=== Records for processing ===
——
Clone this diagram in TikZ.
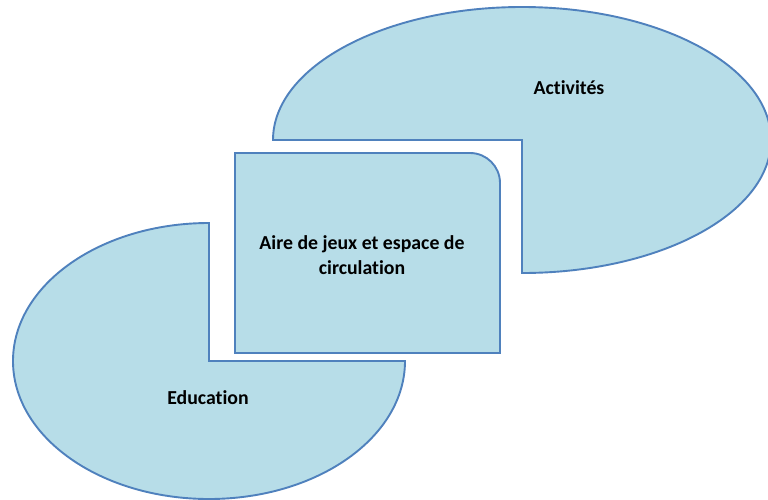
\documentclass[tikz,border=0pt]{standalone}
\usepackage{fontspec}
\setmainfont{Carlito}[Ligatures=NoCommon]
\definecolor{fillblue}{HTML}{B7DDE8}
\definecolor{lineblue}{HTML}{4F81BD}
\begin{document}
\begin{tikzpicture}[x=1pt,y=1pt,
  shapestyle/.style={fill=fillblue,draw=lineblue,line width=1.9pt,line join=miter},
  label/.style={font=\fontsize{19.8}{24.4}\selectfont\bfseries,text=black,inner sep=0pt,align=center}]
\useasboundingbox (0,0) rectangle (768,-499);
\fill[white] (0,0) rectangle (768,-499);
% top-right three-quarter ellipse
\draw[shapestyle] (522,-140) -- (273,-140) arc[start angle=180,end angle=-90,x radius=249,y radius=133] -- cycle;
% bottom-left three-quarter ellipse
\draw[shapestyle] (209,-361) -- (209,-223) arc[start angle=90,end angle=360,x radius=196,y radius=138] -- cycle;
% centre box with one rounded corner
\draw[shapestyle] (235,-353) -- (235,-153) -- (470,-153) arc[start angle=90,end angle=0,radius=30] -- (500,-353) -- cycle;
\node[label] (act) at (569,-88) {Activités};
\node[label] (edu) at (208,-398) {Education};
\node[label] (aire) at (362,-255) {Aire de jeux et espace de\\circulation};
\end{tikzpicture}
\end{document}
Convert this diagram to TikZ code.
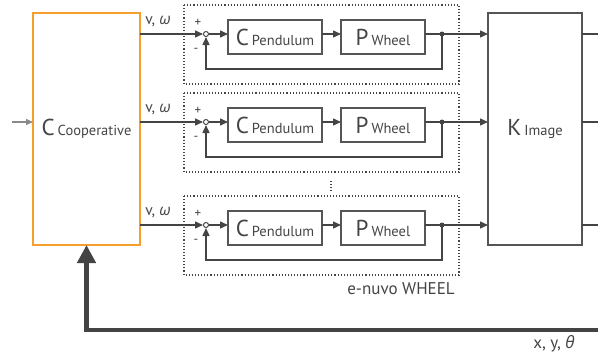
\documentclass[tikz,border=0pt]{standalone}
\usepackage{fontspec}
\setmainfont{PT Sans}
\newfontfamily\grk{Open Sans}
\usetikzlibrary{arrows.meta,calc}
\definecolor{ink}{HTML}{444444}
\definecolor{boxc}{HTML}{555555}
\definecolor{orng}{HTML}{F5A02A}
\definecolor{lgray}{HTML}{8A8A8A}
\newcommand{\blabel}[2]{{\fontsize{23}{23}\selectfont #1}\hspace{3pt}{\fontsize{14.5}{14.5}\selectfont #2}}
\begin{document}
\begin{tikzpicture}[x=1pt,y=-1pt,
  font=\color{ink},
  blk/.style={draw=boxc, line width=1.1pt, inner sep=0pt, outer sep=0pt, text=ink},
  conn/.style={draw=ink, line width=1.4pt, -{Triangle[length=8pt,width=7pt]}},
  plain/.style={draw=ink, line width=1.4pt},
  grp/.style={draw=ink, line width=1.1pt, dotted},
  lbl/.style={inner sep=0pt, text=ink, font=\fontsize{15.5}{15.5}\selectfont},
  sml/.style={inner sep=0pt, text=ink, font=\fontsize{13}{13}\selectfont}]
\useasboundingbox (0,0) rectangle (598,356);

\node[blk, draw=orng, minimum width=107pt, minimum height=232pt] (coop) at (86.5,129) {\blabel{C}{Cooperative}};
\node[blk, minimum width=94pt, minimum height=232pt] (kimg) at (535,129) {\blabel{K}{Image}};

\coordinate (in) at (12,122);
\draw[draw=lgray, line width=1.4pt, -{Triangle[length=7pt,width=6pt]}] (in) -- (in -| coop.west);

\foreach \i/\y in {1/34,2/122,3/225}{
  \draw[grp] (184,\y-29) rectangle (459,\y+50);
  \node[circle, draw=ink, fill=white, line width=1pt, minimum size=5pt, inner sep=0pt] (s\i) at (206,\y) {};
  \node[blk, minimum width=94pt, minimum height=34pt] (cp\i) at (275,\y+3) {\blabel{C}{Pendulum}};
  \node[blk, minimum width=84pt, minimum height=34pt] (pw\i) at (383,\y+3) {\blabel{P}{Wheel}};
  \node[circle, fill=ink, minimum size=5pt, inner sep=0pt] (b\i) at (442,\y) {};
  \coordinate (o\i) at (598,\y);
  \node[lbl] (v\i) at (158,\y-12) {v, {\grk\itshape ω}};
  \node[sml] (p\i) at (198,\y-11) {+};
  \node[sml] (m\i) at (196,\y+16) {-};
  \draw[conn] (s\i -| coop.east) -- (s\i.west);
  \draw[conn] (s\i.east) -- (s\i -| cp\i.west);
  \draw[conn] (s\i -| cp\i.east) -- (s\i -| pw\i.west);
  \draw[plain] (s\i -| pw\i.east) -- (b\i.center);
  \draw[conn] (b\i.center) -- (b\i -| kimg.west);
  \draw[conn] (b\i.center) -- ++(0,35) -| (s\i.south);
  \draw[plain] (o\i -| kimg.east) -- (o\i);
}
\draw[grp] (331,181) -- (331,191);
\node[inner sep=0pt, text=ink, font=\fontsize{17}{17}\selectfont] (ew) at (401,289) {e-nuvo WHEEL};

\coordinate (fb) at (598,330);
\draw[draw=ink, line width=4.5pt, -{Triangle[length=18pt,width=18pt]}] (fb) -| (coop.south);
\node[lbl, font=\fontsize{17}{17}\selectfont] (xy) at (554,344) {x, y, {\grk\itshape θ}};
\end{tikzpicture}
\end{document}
——
=== What needs to be done ===
Would you set down the listing exactly, omitting pictures?

=== Task solution ===
Clone this diagram in TikZ.
\documentclass[tikz,border=0pt]{standalone}
\usepackage{fontspec}
\setmainfont{Carlito}[Ligatures=NoCommon]
\definecolor{fillblue}{HTML}{B7DDE8}
\definecolor{lineblue}{HTML}{4F81BD}
\begin{document}
\begin{tikzpicture}[x=1pt,y=1pt,
  shapestyle/.style={fill=fillblue,draw=lineblue,line width=1.9pt,line join=miter},
  label/.style={font=\fontsize{19.8}{24.4}\selectfont\bfseries,text=black,inner sep=0pt,align=center}]
\useasboundingbox (0,0) rectangle (768,-499);
\fill[white] (0,0) rectangle (768,-499);
% top-right three-quarter ellipse
\draw[shapestyle] (522,-140) -- (273,-140) arc[start angle=180,end angle=-90,x radius=249,y radius=133] -- cycle;
% bottom-left three-quarter ellipse
\draw[shapestyle] (209,-361) -- (209,-223) arc[start angle=90,end angle=360,x radius=196,y radius=138] -- cycle;
% centre box with one rounded corner
\draw[shapestyle] (235,-353) -- (235,-153) -- (470,-153) arc[start angle=90,end angle=0,radius=30] -- (500,-353) -- cycle;
\node[label] (act) at (569,-88) {Activités};
\node[label] (edu) at (208,-398) {Education};
\node[label] (aire) at (362,-255) {Aire de jeux et espace de\\circulation};
\end{tikzpicture}
\end{document}
Convert this diagram to TikZ code.
\documentclass[tikz,border=0pt]{standalone}
\usepackage{fontspec}
\setmainfont{PT Sans}
\newfontfamily\grk{Open Sans}
\usetikzlibrary{arrows.meta,calc}
\definecolor{ink}{HTML}{444444}
\definecolor{boxc}{HTML}{555555}
\definecolor{orng}{HTML}{F5A02A}
\definecolor{lgray}{HTML}{8A8A8A}
\newcommand{\blabel}[2]{{\fontsize{23}{23}\selectfont #1}\hspace{3pt}{\fontsize{14.5}{14.5}\selectfont #2}}
\begin{document}
\begin{tikzpicture}[x=1pt,y=-1pt,
  font=\color{ink},
  blk/.style={draw=boxc, line width=1.1pt, inner sep=0pt, outer sep=0pt, text=ink},
  conn/.style={draw=ink, line width=1.4pt, -{Triangle[length=8pt,width=7pt]}},
  plain/.style={draw=ink, line width=1.4pt},
  grp/.style={draw=ink, line width=1.1pt, dotted},
  lbl/.style={inner sep=0pt, text=ink, font=\fontsize{15.5}{15.5}\selectfont},
  sml/.style={inner sep=0pt, text=ink, font=\fontsize{13}{13}\selectfont}]
\useasboundingbox (0,0) rectangle (598,356);

\node[blk, draw=orng, minimum width=107pt, minimum height=232pt] (coop) at (86.5,129) {\blabel{C}{Cooperative}};
\node[blk, minimum width=94pt, minimum height=232pt] (kimg) at (535,129) {\blabel{K}{Image}};

\coordinate (in) at (12,122);
\draw[draw=lgray, line width=1.4pt, -{Triangle[length=7pt,width=6pt]}] (in) -- (in -| coop.west);

\foreach \i/\y in {1/34,2/122,3/225}{
  \draw[grp] (184,\y-29) rectangle (459,\y+50);
  \node[circle, draw=ink, fill=white, line width=1pt, minimum size=5pt, inner sep=0pt] (s\i) at (206,\y) {};
  \node[blk, minimum width=94pt, minimum height=34pt] (cp\i) at (275,\y+3) {\blabel{C}{Pendulum}};
  \node[blk, minimum width=84pt, minimum height=34pt] (pw\i) at (383,\y+3) {\blabel{P}{Wheel}};
  \node[circle, fill=ink, minimum size=5pt, inner sep=0pt] (b\i) at (442,\y) {};
  \coordinate (o\i) at (598,\y);
  \node[lbl] (v\i) at (158,\y-12) {v, {\grk\itshape ω}};
  \node[sml] (p\i) at (198,\y-11) {+};
  \node[sml] (m\i) at (196,\y+16) {-};
  \draw[conn] (s\i -| coop.east) -- (s\i.west);
  \draw[conn] (s\i.east) -- (s\i -| cp\i.west);
  \draw[conn] (s\i -| cp\i.east) -- (s\i -| pw\i.west);
  \draw[plain] (s\i -| pw\i.east) -- (b\i.center);
  \draw[conn] (b\i.center) -- (b\i -| kimg.west);
  \draw[conn] (b\i.center) -- ++(0,35) -| (s\i.south);
  \draw[plain] (o\i -| kimg.east) -- (o\i);
}
\draw[grp] (331,181) -- (331,191);
\node[inner sep=0pt, text=ink, font=\fontsize{17}{17}\selectfont] (ew) at (401,289) {e-nuvo WHEEL};

\coordinate (fb) at (598,330);
\draw[draw=ink, line width=4.5pt, -{Triangle[length=18pt,width=18pt]}] (fb) -| (coop.south);
\node[lbl, font=\fontsize{17}{17}\selectfont] (xy) at (554,344) {x, y, {\grk\itshape θ}};
\end{tikzpicture}
\end{document}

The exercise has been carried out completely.